= Stefan Gelineo =

Serbian physiologist

Stefan Gelineo (17 June 1898 in Stari Grad – 1 October 1971 in Belgrade) was a Serbian physiologist, who by his contributions to the study of hypothermia, garnered an international reputation along with Ivan Đaja, Radoslav Andjus and Vojislav Petrović.

Gelineo was among the earliest research assistants to work with Ivan Đaja. Gelineo is credited with the founding of the Chair for physiology at the Serbian Institute for Physiology, rector of the University of Belgrade, member of the Serbian Academy of Sciences, and a prominent architect of its early 20th-century development.

He was born in 1898 in Stari Grad on the island of Hvar.
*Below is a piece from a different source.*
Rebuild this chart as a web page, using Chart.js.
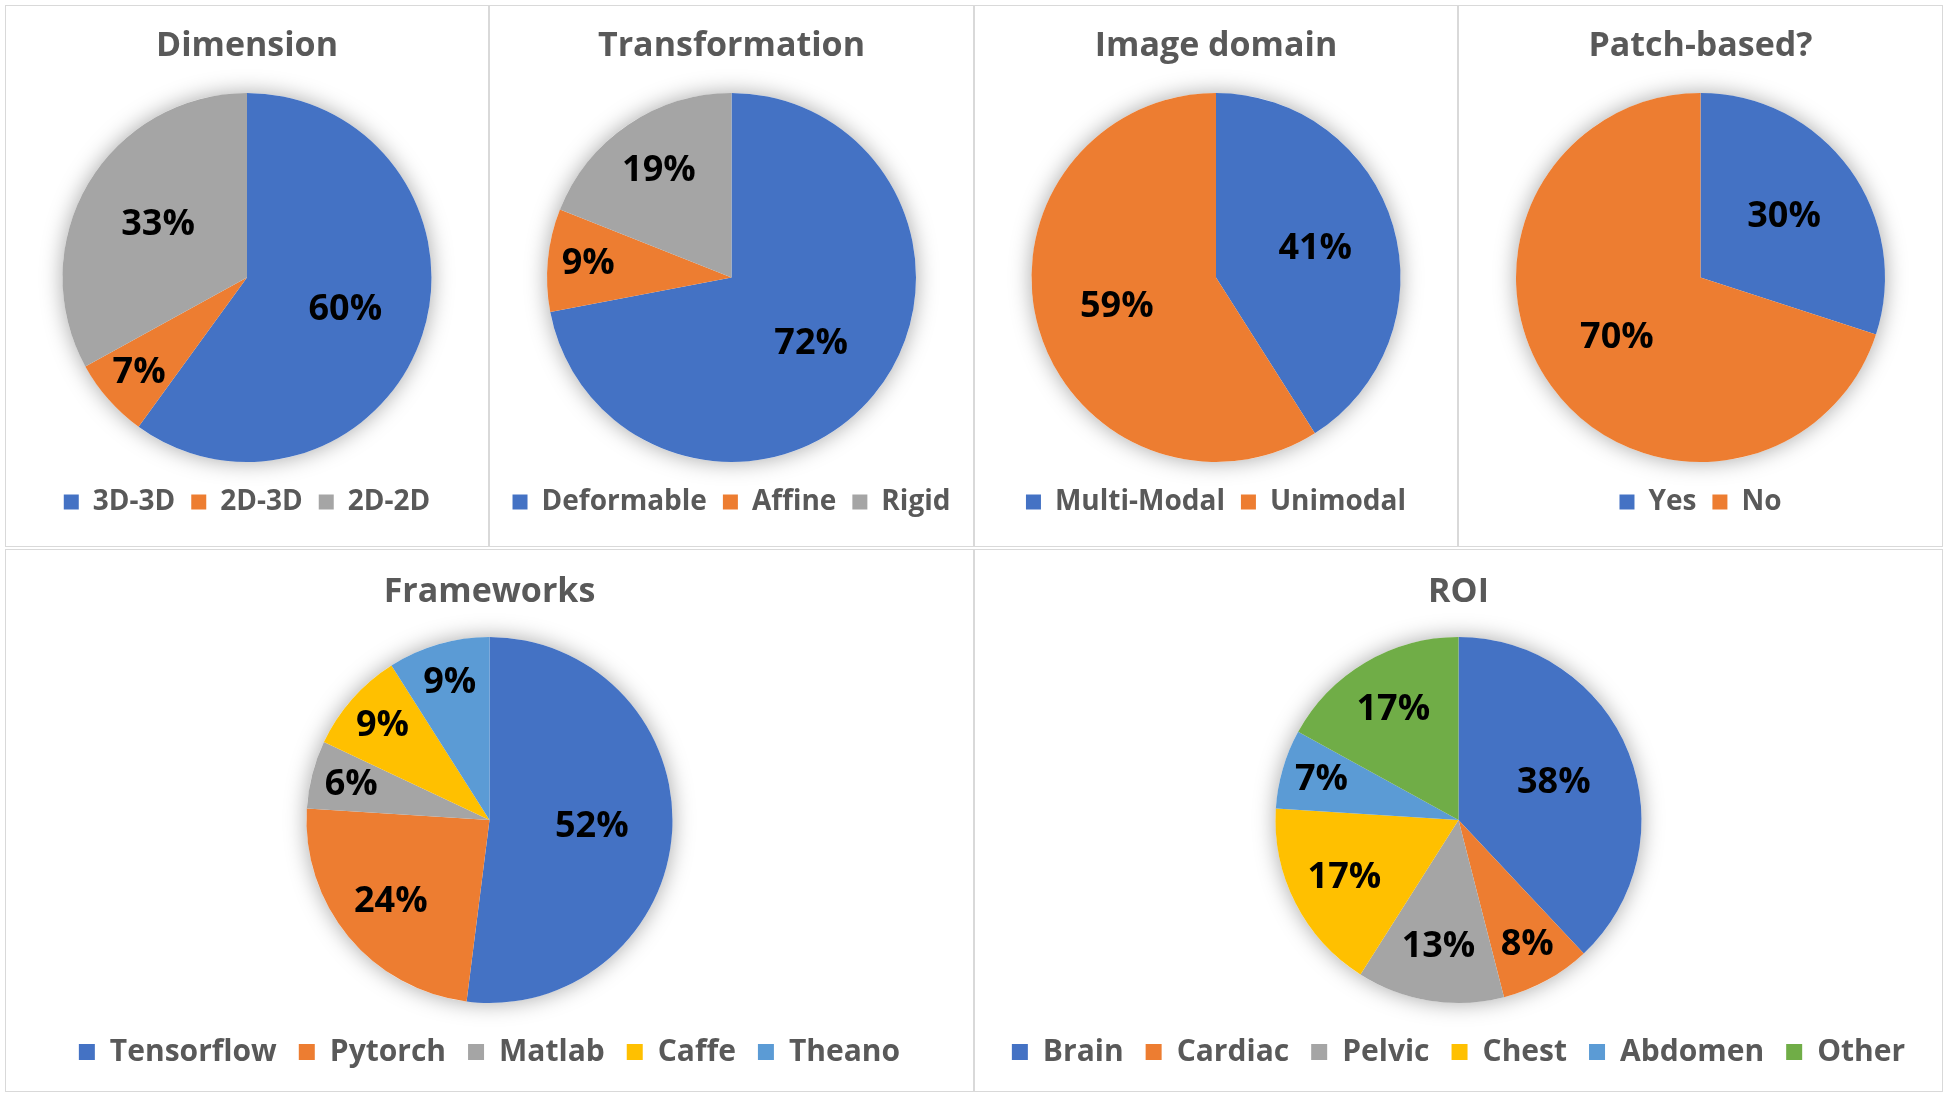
<!DOCTYPE html>
<html>
<head>
<meta charset="utf-8">
<script src="https://cdn.jsdelivr.net/npm/chart.js@4.4.0/dist/chart.umd.min.js"></script>
<style>
    html, body { margin: 0; padding: 0; background: #fff; }
    body { width: 1950px; height: 1099px; position: relative; overflow: hidden; }
    .panel { position: absolute; box-sizing: border-box; border: 1px solid #d9d9d9; }
    canvas { position: absolute; }
</style>
</head>
<body>
<script>
// ---- data ----
const dimensionLabels = ['3D-3D', '2D-3D', '2D-2D'];
const dimensionValues = [60, 7, 33];

const transformLabels = ['Deformable', 'Affine', 'Rigid'];
const transformValues = [72, 9, 19];

const domainLabels = ['Multi-Modal', 'Unimodal'];
const domainValues = [41, 59];

const patchLabels = ['Yes', 'No'];
const patchValues = [30, 70];

const frameworkLabels = ['Tensorflow', 'Pytorch', 'Matlab', 'Caffe', 'Theano'];
const frameworkValues = [52, 24, 6, 9, 9];

const roiLabels = ['Brain', 'Cardiac', 'Pelvic', 'Chest', 'Abdomen', 'Other'];
const roiValues = [38, 8, 13, 17, 7, 17];

// Office palette
const COLORS = ['#4472C4', '#ED7D31', '#A5A5A5', '#FFC000', '#5B9BD5', '#70AD47'];
const TEXT_GRAY = '#595959';

Chart.defaults.font.family = "'Open Sans', sans-serif";

// Soft shadow behind the whole pie (drawn once, under the slices)
const pieShadow = {
    id: 'pieShadow',
    beforeDatasetsDraw(chart) {
        const arc = chart.getDatasetMeta(0).data[0];
        if (!arc) return;
        const p = arc.getProps(['x', 'y', 'outerRadius'], true);
        const ctx = chart.ctx;
        ctx.save();
        ctx.shadowColor = 'rgba(0, 0, 0, 0.35)';
        ctx.shadowBlur = 22;
        ctx.fillStyle = '#fff';
        ctx.beginPath();
        ctx.arc(p.x, p.y, p.outerRadius, 0, Math.PI * 2);
        ctx.fill();
        ctx.restore();
    }
};

// Percentage labels inside each slice
const sliceLabels = {
    id: 'sliceLabels',
    afterDatasetsDraw(chart) {
        const ctx = chart.ctx;
        const values = chart.data.datasets[0].data;
        const total = values.reduce((a, b) => a + b, 0);
        ctx.save();
        ctx.font = "bold 36px 'Open Sans', sans-serif";
        ctx.fillStyle = '#000';
        ctx.textAlign = 'center';
        ctx.textBaseline = 'middle';
        chart.getDatasetMeta(0).data.forEach((arc, i) => {
            const p = arc.getProps(['x', 'y', 'startAngle', 'endAngle', 'outerRadius'], true);
            const mid = (p.startAngle + p.endAngle) / 2;
            const pct = values[i] / total * 100;
            // small slices get their label pushed further out, like Excel's best fit
            const frac = pct < 10 ? 0.78 : (pct < 30 ? 0.70 : 0.56);
            const r = p.outerRadius * frac;
            ctx.fillText(Math.round(pct) + '%', p.x + Math.cos(mid) * r, p.y + Math.sin(mid) * r);
        });
        ctx.restore();
    }
};

// panel boxes on the page
const panels = [
    { title: 'Dimension',      labels: dimensionLabels, values: dimensionValues, x: 5,   y: 5,   w: 484, h: 542, row: 'top' },
    { title: 'Transformation', labels: transformLabels, values: transformValues, x: 489, y: 5,   w: 485, h: 542, row: 'top' },
    { title: 'Image domain',   labels: domainLabels,    values: domainValues,    x: 974, y: 5,   w: 484, h: 542, row: 'top' },
    { title: 'Patch-based?',   labels: patchLabels,     values: patchValues,     x: 1458, y: 5,  w: 485, h: 542, row: 'top' },
    { title: 'Frameworks',     labels: frameworkLabels, values: frameworkValues, x: 5,   y: 549, w: 969, h: 543, row: 'bottom' },
    { title: 'ROI',            labels: roiLabels,       values: roiValues,       x: 974, y: 549, w: 969, h: 543, row: 'bottom' }
];

// spacing per row so the pie and legend land where they sit in the figure
const rowLayout = {
    top:    { titleTop: 21, titleBottom: 26.2, legendSize: 28, legendGap: 16, box: 15, legendShift: 4, padBottom: 21 },
    bottom: { titleTop: 23, titleBottom: 24.2, legendSize: 30, legendGap: 22, box: 16, legendShift: 6, padBottom: 15 }
};

panels.forEach((panel, idx) => {
    const frame = document.createElement('div');
    frame.className = 'panel';
    frame.style.left = panel.x + 'px';
    frame.style.top = panel.y + 'px';
    frame.style.width = panel.w + 'px';
    frame.style.height = panel.h + 'px';
    document.body.appendChild(frame);

    const canvas = document.createElement('canvas');
    canvas.id = 'pie' + idx;
    canvas.width = panel.w;
    canvas.height = panel.h;
    canvas.style.left = panel.x + 'px';
    canvas.style.top = panel.y + 'px';
    canvas.style.width = panel.w + 'px';
    canvas.style.height = panel.h + 'px';
    document.body.appendChild(canvas);

    const lay = rowLayout[panel.row];

    new Chart(canvas.getContext('2d'), {
        type: 'pie',
        data: {
            labels: panel.labels,
            datasets: [{
                data: panel.values,
                backgroundColor: COLORS.slice(0, panel.values.length),
                borderWidth: 0
            }]
        },
        options: {
            responsive: false,
            animation: false,
            layout: { padding: { top: 0, left: 0, right: 0, bottom: lay.padBottom } },
            plugins: {
                title: {
                    display: true,
                    text: panel.title,
                    color: TEXT_GRAY,
                    font: { size: 34, weight: 'bold' },
                    padding: { top: lay.titleTop, bottom: lay.titleBottom }
                },
                legend: {
                    position: 'bottom',
                    title: {
                        display: true,
                        text: '',
                        font: { size: 5 },
                        padding: { top: lay.legendShift, bottom: 0 }
                    },
                    labels: {
                        color: TEXT_GRAY,
                        font: { size: lay.legendSize, weight: 'bold' },
                        boxWidth: lay.box,
                        boxHeight: lay.box,
                        padding: lay.legendGap
                    }
                },
                tooltip: { enabled: false }
            }
        },
        plugins: [pieShadow, sliceLabels]
    });
});
</script>
</body>
</html>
He studied in Leipzig and Vienna and afterwards taught at Belgrade University and became a member of the Belgrade School of Physiology. He is a follower of the work of Ivan Đaja.

During World War II and occupation of Yugoslavia, he was interned at the Banjica concentration camp.

He died in Belgrade in 1971.

== Selected works ==
Gelineo authored 141 scientific and 14 popular science works. Here are just some:
- Animal heat and its maintenance, 1934.
- New tests of basal metabolism, 1935.
- Adjustment temperature and ground level, 1937.
- Outdoor temperature and heat transfer in warm-blooded organisms, 1941.
- Some interesting animals of Yugoslavia, 19 ??
- Postage stamps with designs from the Yugoslav animal kingdom, 1950.
- The effect of the climate of the Croatian littoral on the respiratory quotient in man, 1952.
- Hemoglobin concentration and oxidation intensity in fish, 1960.
- Oxygen consumption in rats born and adults in different thermal environments, 1960.
- Oxygen consumption in black Dalmatian lizards, 1963 (co-author: A. Gelineo)
- Temperaturadaptation und Sauerstoffverbrauch bei Eidechsen, 1964.
- Development of chemical thermoregulation in field voles Microtus arvalis Pall, 1963.

He published his works in "Proceedings of the Yugoslav Academy of Sciences and Arts", Department of Natural Sciences.